> Alternatively, AWS does publicly provide legally binding availability guarantees, but I have never seen any prominently displayed legally binding durability guarantees. Are these published somewhere less prominently?
I read that page and it does not provide any contractual durability guarantees as far as I can see. It provides "designed for availability" and then contractual availability SLA guarantees. It provides "designed for durability", but presents no contractual durability guarantee as far as I can see.
Given that their lawyers clearly indicate that "designed for availability" is not what they are contractually obligated to provide, only the letter of the SLA does that; "designed for durability" is similarly a marketing statement that does not incur any contractual obligations. Is there some specific statement in that document that I am missing which indicates that data durability is not fully at their convenience?
SLAs are more of a financial construct than anything else. Once the payback cost of missing an SLA is built into the contract then it just becomes a conversation about money.

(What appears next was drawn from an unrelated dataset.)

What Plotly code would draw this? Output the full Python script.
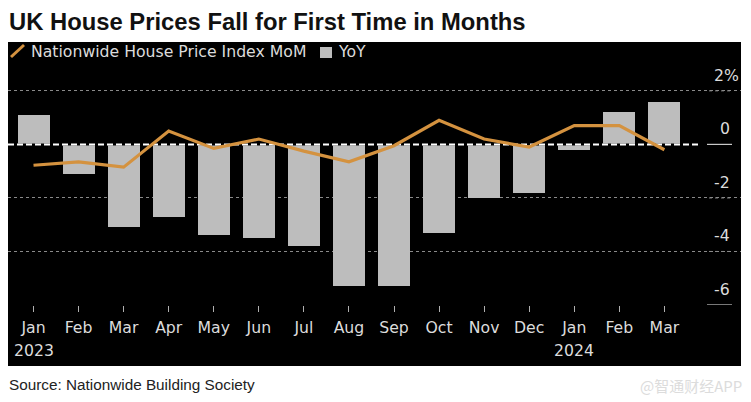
import plotly.graph_objects as go

W, H = 751, 402
months = ["Jan", "Feb", "Mar", "Apr", "May", "Jun", "Jul", "Aug", "Sep", "Oct", "Nov", "Dec",
          "Jan", "Feb", "Mar"]
x_pos = list(range(15))
year_pos = [0, 12]
year_labels = ["2023", "2024"]
yoy = [1.1, -1.1, -3.1, -2.7, -3.4, -3.5, -3.8, -5.3, -5.3, -3.3, -2.0, -1.8, -0.2, 1.2, 1.6]
mom = [-0.78, -0.65, -0.85, 0.5, -0.15, 0.2, -0.25, -0.65, -0.05, 0.9, 0.2, -0.1, 0.7, 0.7, -0.2]
y_ticks = [2, 0, -2, -4, -6]
y_labels = ["2%", "0", "-2", "-4", "-6"]
grid_ticks = [2, -2, -4]
solid_ticks = [0, -6]

ORANGE = "#d4923f"
BAR = "#bdbdbd"
TXT = "#dcdcdc"
AXF = "DejaVu Sans"

def px(v): return v / W
def py(v): return 1 - v / H

fig = go.Figure()
fig.add_bar(x=x_pos, y=yoy, width=0.71, marker=dict(color=BAR, line_width=0), name="YoY")
fig.add_scatter(x=[-0.566, 14.75], y=[0, 0], mode="lines", line=dict(color="#000000", width=2), hoverinfo="skip")
fig.add_scatter(x=[-0.566, 14.75], y=[0, 0], mode="lines", line=dict(color="#ffffff", width=2, dash="6px,3px"), hoverinfo="skip")
fig.add_scatter(x=x_pos, y=mom, mode="lines", line=dict(color=ORANGE, width=3.2), name="Nationwide House Price Index MoM")

shapes = [
    dict(type="rect", xref="paper", yref="paper", x0=px(8), x1=px(741), y0=py(366), y1=py(42),
         fillcolor="#000000", line_width=0, layer="below"),
    # gap in the gridlines ahead of the value labels
    dict(type="rect", xref="paper", yref="paper", x0=px(700), x1=px(708), y0=py(60), y1=py(300),
         fillcolor="#000000", line_width=0, layer="below"),
    # legend glyphs
    dict(type="line", xref="paper", yref="paper", x0=px(11), x1=px(24), y0=py(57), y1=py(45),
         line=dict(color=ORANGE, width=3)),
    dict(type="rect", xref="paper", yref="paper", x0=px(320), x1=px(332), y0=py(58), y1=py(47),
         fillcolor=BAR, line_width=0),
]
for t in grid_ticks:
    shapes.append(dict(type="line", xref="paper", yref="y", x0=px(709), x1=px(732), y0=t, y1=t,
                       line=dict(color="#8a8a8a", width=1, dash="dot"), layer="below"))
for t in solid_ticks:
    shapes.append(dict(type="line", xref="paper", yref="y", x0=px(707), x1=px(732), y0=t, y1=t,
                       line=dict(color="#c8c8c8", width=1.2)))

annotations = [
    dict(text="<b>UK House Prices Fall for First Time in Months</b>", xref="paper", yref="paper",
         x=px(7), y=py(21), xanchor="left", yanchor="middle", showarrow=False,
         font=dict(family="Liberation Sans", size=23.8, color="#111111")),
    dict(text="Nationwide House Price Index MoM", xref="paper", yref="paper", x=px(29), y=py(52),
         xanchor="left", yanchor="middle", showarrow=False, font=dict(family=AXF, size=15.7, color=TXT)),
    dict(text="YoY", xref="paper", yref="paper", x=px(336), y=py(52),
         xanchor="left", yanchor="middle", showarrow=False, font=dict(family=AXF, size=15.7, color=TXT)),
    dict(text="Source: Nationwide Building Society", xref="paper", yref="paper", x=px(7), y=py(384),
         xanchor="left", yanchor="middle", showarrow=False, font=dict(family="Liberation Sans", size=15.3, color="#222222")),
    dict(text="@智通财经APP", xref="paper", yref="paper", x=px(744), y=py(385),
         xanchor="right", yanchor="middle", showarrow=False, font=dict(family="Noto Sans CJK SC", size=15, color="#dcdcdc")),
]
for t, lab in zip(y_ticks, y_labels):
    annotations.append(dict(text=lab, xref="paper", yref="y", x=px(741 if lab.endswith("%") else 732), y=t,
                            xanchor="right", yanchor="bottom", yshift=4, showarrow=False,
                            font=dict(family=AXF, size=15.7, color=TXT)))
for xv, lab in zip(year_pos, year_labels):
    annotations.append(dict(text=lab, xref="x", yref="paper", x=xv, y=py(350),
                            xanchor="center", yanchor="middle", showarrow=False,
                            font=dict(family=AXF, size=15.7, color=TXT)))

fig.update_layout(
    width=W, height=H, autosize=False, margin=dict(l=0, r=0, t=0, b=0, pad=0),
    paper_bgcolor="#ffffff", plot_bgcolor="#000000", showlegend=False, bargap=0,
    shapes=shapes, annotations=annotations,
    xaxis=dict(domain=[px(8), px(741)], range=[-0.566, 15.7], tickmode="array", tickvals=x_pos, ticktext=months,
               ticks="outside", ticklen=6, tickwidth=1, tickcolor="#b0b0b0", showgrid=False, zeroline=False,
               showline=False, tickfont=dict(family=AXF, size=15.7, color=TXT), tickangle=0, automargin=False,
               ticklabelstandoff=2),
    yaxis=dict(domain=[py(305), py(42)], range=[-6, 3.825], tickmode="array", tickvals=grid_ticks,
               showticklabels=False, ticks="", showgrid=True, griddash="dot", gridcolor="#8a8a8a", gridwidth=1,
               zeroline=False, showline=False, automargin=False),
)
fig.write_html("out.html", post_script="document.body.style.margin='0';", config={"displayModeBar": False})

I've been at plenty of shops that obviously tried to hit the SLA but if it was missed it just became a financial issue which helped smooth over what otherwise might have been a trust buster.
I would never ever think of an SLA as anything more than a financial commitment - if you think more of it you'll eventually be in a world of hurt.
Obviously, as I made no mention of specific performance in the event of breach of contract the remedy for failure to meet contractual obligations would be damages.
The question is: What level of durability does AWS contractually guarantee where a failure to provide that level results in a breach of contract that may incur damages and where, specifically, in the documentation do they specify that?